» **Task**:
Find the word "this" in the records below. List each line containing it.

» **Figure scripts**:

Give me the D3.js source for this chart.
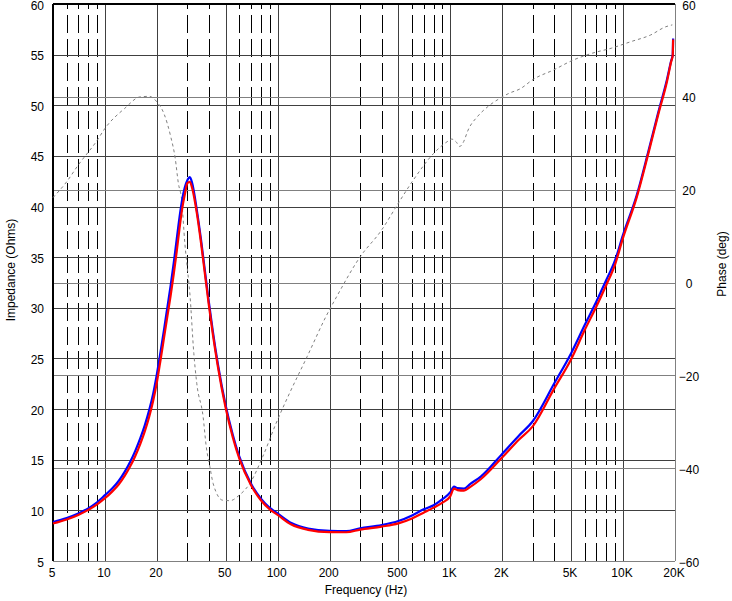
<!DOCTYPE html>
<html>
<head>
<meta charset="utf-8">
<script src="https://cdn.jsdelivr.net/npm/d3@7"></script>
<style>
  body { margin: 0; background: #fff; }
  svg text { font-family: "Liberation Sans", Arial, sans-serif; font-size: 12px; fill: #000; }
</style>
</head>
<body>
<div id="chart"></div>
<script>
// impedance sweep, two measurements (blue and red)
var freqHz = [5,6,7,8,9,10,11,12,13,14,15,16,17,18,19,20,21,22,23,24,25,26,27,28,29,30,31,32,34,36,38,40,42,45,50,55,60,70,80,90,100,120,150,
  200,250,300,400,500,600,700,800,900,1000,1050,1100,1200,1300,1500,2000,2500,3000,4000,5000,6000,7000,8000,9000,
  10000,12000,14000,16000,18000,19000,19400,19500];
var zBlue = [8.85,9.25,9.7,10.2,10.8,11.5,12.15,12.9,13.8,14.8,15.9,17.1,18.4,19.85,21.5,23.5,25.7,27.9,30.1,32.2,34.4,36.7,38.9,40.7,41.9,42.6,42.9,42.3,
  39.7,36.7,33.5,30.5,27.85,24.5,20.35,17.45,15.3,12.65,11.15,10.25,9.7,8.75,8.2,7.98,7.96,8.23,8.55,8.95,9.5,10.1,10.5,11.1,11.8,
  12.35,12.2,12.15,12.6,13.33,15.6,17.4,18.8,22.55,25.5,28.3,30.6,32.75,34.7,37.2,41.1,45.4,49.3,52.6,54.4,55.0,56.6];
var zRed = [8.7,9.1,9.55,10.05,10.6,11.2,11.85,12.55,13.4,14.35,15.4,16.55,17.8,19.2,20.8,22.7,24.9,27.1,29.2,31.2,33.3,35.5,37.8,39.8,41.2,42.3,42.45,41.8,
  39.4,36.4,33.2,30.2,27.55,24.25,20.1,17.2,15.1,12.5,11.0,10.1,9.55,8.6,8.08,7.85,7.84,8.1,8.4,8.72,9.2,9.77,10.27,10.76,11.4,
  12.15,12.0,11.95,12.3,13.07,15.24,17.0,18.3,22.05,24.9,27.8,30.1,32.25,34.3,36.9,40.9,45.2,49.1,52.4,54.3,54.9,56.5];

// phase (gray dotted)
var phaseFreqHz = [5,6,7,9,10,13,16,18,20,22,24,25.5,26.6,27.8,29,30,31,32.7,34,37,38.6,40.5,42.3,48,53,60,69,82,98,117,
  148,190,220,300,400,500,611,800,956,1020,1080,1134,1180,1280,1440,1650,1920,2200,2530,3030,3965,5130,6640,8600,
  11130,14400,17700,19300];
var phaseDeg = [18.3,21.7,25.3,30.6,33.2,37.5,40.0,40.1,38.9,36.3,31.5,26.8,21.4,17.8,8.5,3.0,-2.3,-15.3,-21.7,-28.9,
  -35.4,-39.7,-43.3,-46.9,-47.0,-45.8,-43.3,-37.5,-30.3,-23.9,-16.0,-7.4,-3.0,5.5,11.3,17.1,22.1,27.8,30.3,30.9,
  30.3,29.3,30.0,33.2,35.8,37.9,39.6,40.8,41.7,43.8,45.8,47.9,49.4,50.5,51.9,53.3,55.1,55.5];

// ticks and grid
var freqTicks = [5,10,20,50,100,200,500,1000,2000,5000,10000,20000];
var freqLabels = ["5","10","20","50","100","200","500","1K","2K","5K","10K","20K"];
var solidFreqs = [10,20,50,100,200,500,1000,2000,5000,10000];
var dashFreqs = [6,7,8,9,30,40,60,70,80,90,300,400,600,700,800,900,3000,4000,6000,7000,8000,9000];
var zTicks = [5,10,15,20,25,30,35,40,45,50,55,60];
var phaseTicks = [-60,-40,-20,0,20,40,60];

var W = 732, H = 601;
var margin = {top: 4, right: 57, bottom: 40, left: 53};
var pw = W - margin.left - margin.right;   // 622
var ph = H - margin.top - margin.bottom;   // 557

var svg = d3.select("#chart").append("svg")
    .attr("width", W)
    .attr("height", H);

var g = svg.append("g")
    .attr("transform", "translate(" + margin.left + "," + margin.top + ")");

var x = d3.scaleLog().domain([5, 20000]).range([0, pw]);
var yZ = d3.scaleLinear().domain([5, 60]).range([ph, 0]);
var yP = d3.scaleLinear().domain([-60, 60]).range([ph, 0]);

function crisp(v) { return Math.round(v) + 0.5; }

//vertical grid, dashed ones are drawn bottom-up so the dash starts at the floor
g.selectAll(".vdash").data(dashFreqs).enter().append("line")
    .attr("class", "vdash")
    .attr("x1", function(d){ return crisp(x(d)); })
    .attr("x2", function(d){ return crisp(x(d)); })
    .attr("y1", ph).attr("y2", 0)
    .attr("stroke", "#000")
    .attr("stroke-dasharray", "18,6");

g.selectAll(".vsolid").data(solidFreqs).enter().append("line")
    .attr("class", "vsolid")
    .attr("x1", function(d){ return crisp(x(d)); })
    .attr("x2", function(d){ return crisp(x(d)); })
    .attr("y1", 0).attr("y2", ph)
    .attr("stroke", "#404040");

// horizontal grid: impedance (dark) and phase (gray)
g.selectAll(".hz").data(zTicks.slice(1, -1)).enter().append("line")
    .attr("class", "hz")
    .attr("x1", 0).attr("x2", pw)
    .attr("y1", function(d){ return crisp(yZ(d)); })
    .attr("y2", function(d){ return crisp(yZ(d)); })
    .attr("stroke", "#404040");

g.selectAll(".hp").data(phaseTicks.slice(1, -1)).enter().append("line")
    .attr("class", "hp")
    .attr("x1", 0).attr("x2", pw)
    .attr("y1", function(d){ return crisp(yP(d)); })
    .attr("y2", function(d){ return crisp(yP(d)); })
    .attr("stroke", "#808080");

// frame: sunken look, dark top/left, gray bottom/right
g.append("line").attr("x1", 0).attr("x2", pw).attr("y1", 0).attr("y2", 0)
    .attr("stroke", "#000").attr("stroke-width", 2);
g.append("line").attr("x1", 0).attr("x2", 0).attr("y1", 0).attr("y2", ph)
    .attr("stroke", "#000").attr("stroke-width", 2);
g.append("line").attr("x1", 0).attr("x2", pw).attr("y1", ph + 0.5).attr("y2", ph + 0.5)
    .attr("stroke", "#808080");
g.append("line").attr("x1", pw + 0.5).attr("x2", pw + 0.5).attr("y1", 0).attr("y2", ph)
    .attr("stroke", "#808080");

// curves
var phaseLine = d3.line()
    .x(function(d){ return x(d[0]); })
    .y(function(d){ return yP(d[1]); })
    .curve(d3.curveMonotoneX);

var zLine = d3.line()
    .x(function(d){ return x(d[0]); })
    .y(function(d){ return yZ(d[1]); })
    .curve(d3.curveMonotoneX);

g.append("path")
    .datum(d3.zip(phaseFreqHz, phaseDeg))
    .attr("d", phaseLine)
    .attr("fill", "none")
    .attr("stroke", "#808080")
    .attr("stroke-width", 1)
    .attr("stroke-dasharray", "3,3");

g.append("path")
    .datum(d3.zip(freqHz, zBlue))
    .attr("d", zLine)
    .attr("fill", "none")
    .attr("stroke", "#0000ff")
    .attr("stroke-width", 2.2);

g.append("path")
    .datum(d3.zip(freqHz, zRed))
    .attr("d", zLine)
    .attr("fill", "none")
    .attr("stroke", "#ff0000")
    .attr("stroke-width", 2.2);

// axes (labels only)
var xAxis = g.append("g")
    .attr("transform", "translate(-1.5," + ph + ")")
    .call(d3.axisBottom(x).tickValues(freqTicks)
        .tickFormat(function(d, i){ return freqLabels[i]; })
        .tickSize(0).tickPadding(7.5));

var yAxisL = g.append("g")
    .call(d3.axisLeft(yZ).tickValues(zTicks).tickSize(0).tickPadding(9));

var yAxisR = g.append("g")
    .attr("transform", "translate(" + pw + ",0)")
    .call(d3.axisRight(yP).tickValues(phaseTicks).tickSize(0).tickPadding(14));
yAxisR.selectAll("text").attr("text-anchor", "middle");

[xAxis, yAxisL, yAxisR].forEach(function(a){
    a.select(".domain").remove();
    a.attr("font-family", null).attr("font-size", null);
    a.selectAll("text").attr("fill", "#000");
});
yAxisL.selectAll("text").attr("dy", "0.42em");
yAxisR.selectAll("text").attr("dy", "0.42em");

// titles
svg.append("text")
    .attr("x", 366).attr("y", 594)
    .attr("text-anchor", "middle")
    .text("Frequency (Hz)");

svg.append("text")
    .attr("transform", "translate(15,270) rotate(-90)")
    .attr("text-anchor", "middle")
    .text("Impedance (Ohms)");

svg.append("text")
    .attr("transform", "translate(726,264) rotate(-90)")
    .attr("text-anchor", "middle")
    .text("Phase (deg)");
</script>
</body>
</html>
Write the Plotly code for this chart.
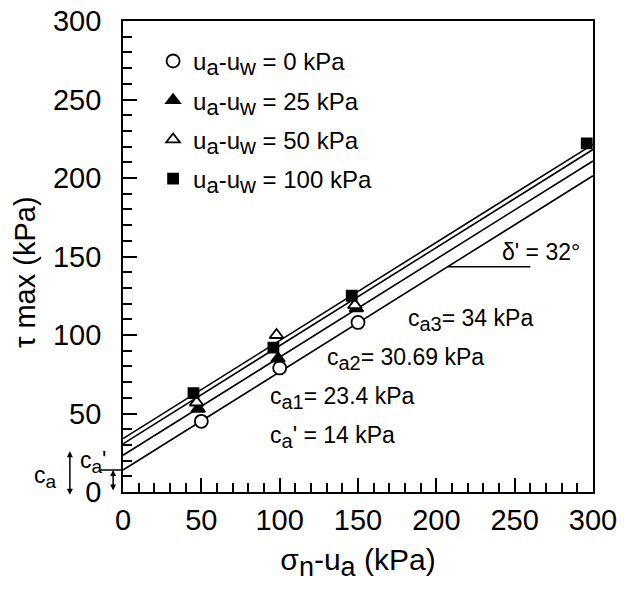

» **Response to the exercise**:
Give me the D3.js source for this chart.
Write the Plotly code for this chart.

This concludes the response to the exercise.